How to Choose the Right Partition Key?
  • Choosing a partition key purely depends on the structure of data
  • It is important to choose a partition key property that has a number of distinct values
  • An ideal partition key is one that appears frequently as a filter in your queries and has sufficient cardinality to ensure your solution is scalable.
  • If the chosen partition key doesn't have many distinct values then all queries will get fired to a single partition which may slow down performance.
  • If you are working on a multi-tenant application, then choosing TenantId as a partition key is a good choice.
  • If you are creating an application for families, then zipping the code as partition key is a good choice
How to create Partitioned Collection
  1. Login to Azure Portal
  2. Go to Cosmos DB account
  3. Select storage capacity as Unlimited (Partitioning is not allowed for fixed storage)

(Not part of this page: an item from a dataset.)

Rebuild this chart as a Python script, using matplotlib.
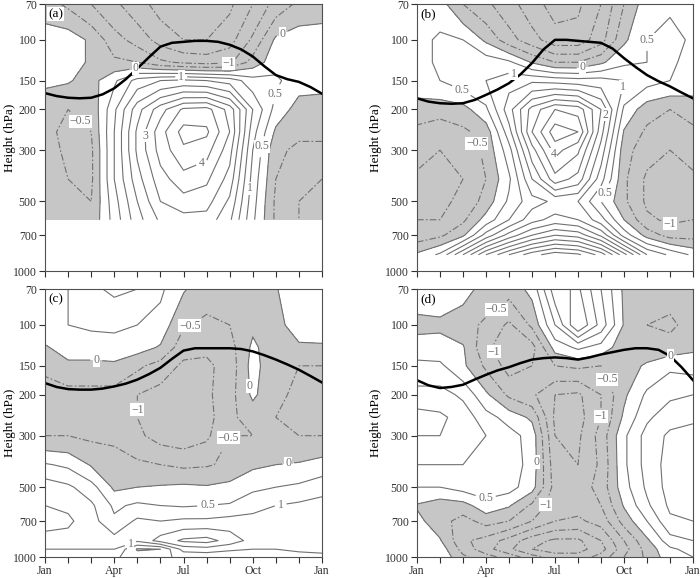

  4. Give partition key value or path (e.g. /address/zipcode)
  5. Select throughput
  6. Click Ok
 
Monitor Partitioned Data
 
You can monitor how data is partitioned across partitions
  1. Login to Azure Portal
  2. Go to Cosmos DB account
  3. Click on Metrics Option
  4. Select Storage tag
  5. Select Collection name for which you want to view data
 
 
As shown in the above image, data of products are partitioned on the departmentId as a partition key.